Quelques mots sur la place de la France dans la stratégie de Renault. En France, Renault emploie directement 54 000 personnes. Avec les emplois induits, c'est environ 160 000 salariés qui dépendent de notre activité. Nous avons aussi investi 6 milliards d'euros en huit ans en France, soit 40 % des investissements totaux du groupe, alors que ce marché représente seulement 25 % de nos ventes d'automobiles neuves. Cette présence est destinée à durer. Notre plan à moyen terme 2011-2016 trace un avenir clair à nos différents engagements en précisant comment nos produits seront affectés entre les sites de l'hexagone. Notre stratégie consiste à conserver en France les produits à forte valeur ajoutée, tels que les véhicules haut de gamme et électriques, ainsi que les utilitaires pour lesquels Renault est leader en Europe depuis 14 ans.
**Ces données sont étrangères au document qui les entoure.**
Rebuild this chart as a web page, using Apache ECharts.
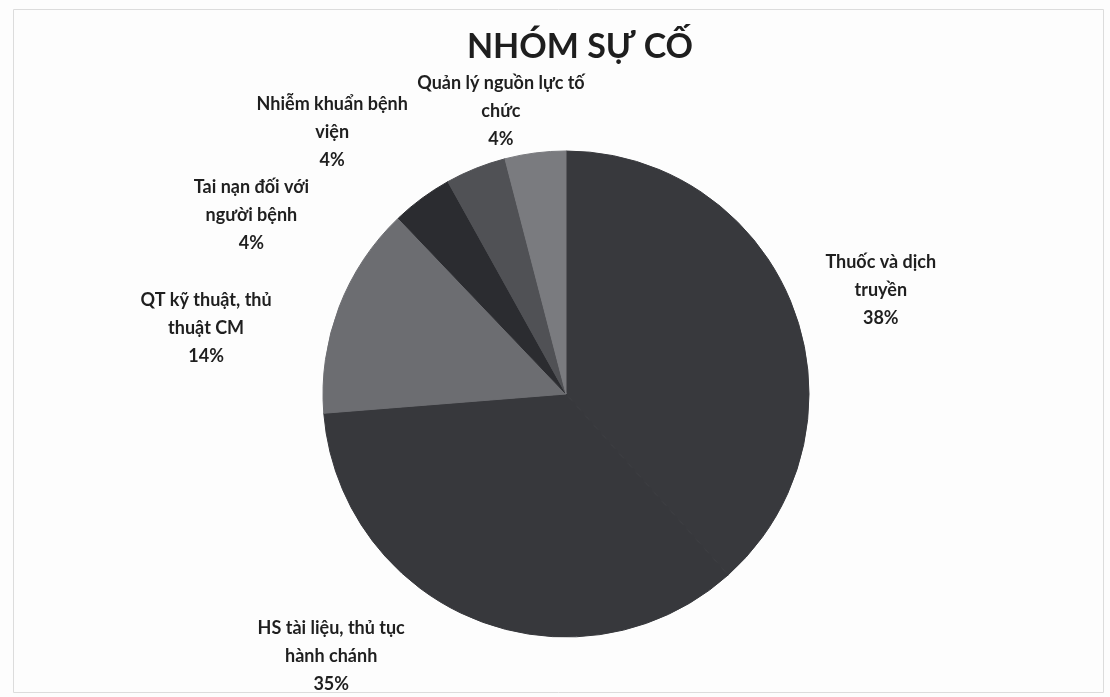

Ainsi, Sandouville va bénéficier d'un investissement de 230 millions d'euros pour reprendre la fabrication du Trafic aujourd'hui réalisée sur le site de Nissan à Barcelone. L'usine de Flins va pour sa part assurer la fabrication de la Clio de quatrième génération et de la Renault Zoé tout électrique ainsi que d'une nouvelle unité de production de batteries, dont la première pierre sera posée au printemps. L'usine de Maubeuge, qui produit le Kangoo, fabriquera un utilitaire sous la marque Mercédès dans le cadre de notre partenariat avec Daimler. Cet exemple est la preuve qu'on peut être compétitif à travers l'association d'un fabriquant détenant un pouvoir de marché (pricing power) et d'un fournisseur possédant une longue expérience de la gestion des coûts et de la qualité - ce qui est le cas de Renault. Concernant le site de Batilly, nous y avons lancé en 2010 les différents véhicules de la famille Master. Sur le site de Douai, nous allons investir 420 millions d'euros pour fabriquer les véhicules des segments C et D, c'est-à-dire de moyen et haut de gamme, que sont les successeurs de l'Espace, de la Laguna, de Scénic et du Grand Scénic, le défi pour nos salariés étant que le temps de lancement de ces nouveaux modèles est relativement court. Enfin, l'activité de notre usine de Cléon, qui est notre centre de mécanique, avec celui du Mans en France, demeure soutenue en raison de notre niveau d'excellence dans le domaine des motorisations, notamment diesel, reconnue par nos partenaires Nissan et Daimler. La croissance de leur activité vient s'ajouter à la nôtre pour tirer l'activité sur ce site. Un investissement de 300 millions d'euros va permettre de répondre à cette demande et d'y intégrer la production du moteur électrique de demain, encore plus économe. Ce moteur constitue l'étape suivante dans une démarche design to cost, des éléments de la chaîne de traction électrique. Il traduit notre volonté d'investir en France dans des activités à forte valeur ajoutée. De façon générale, je veux souligner que nos activités de production de moteurs, de châssis et de systèmes de transmission, en France sont bien supérieures au nombre des véhicules que nous vendons sur le territoire, ce qui signifie que nous exportons ces pièces à partir de notre base de production française.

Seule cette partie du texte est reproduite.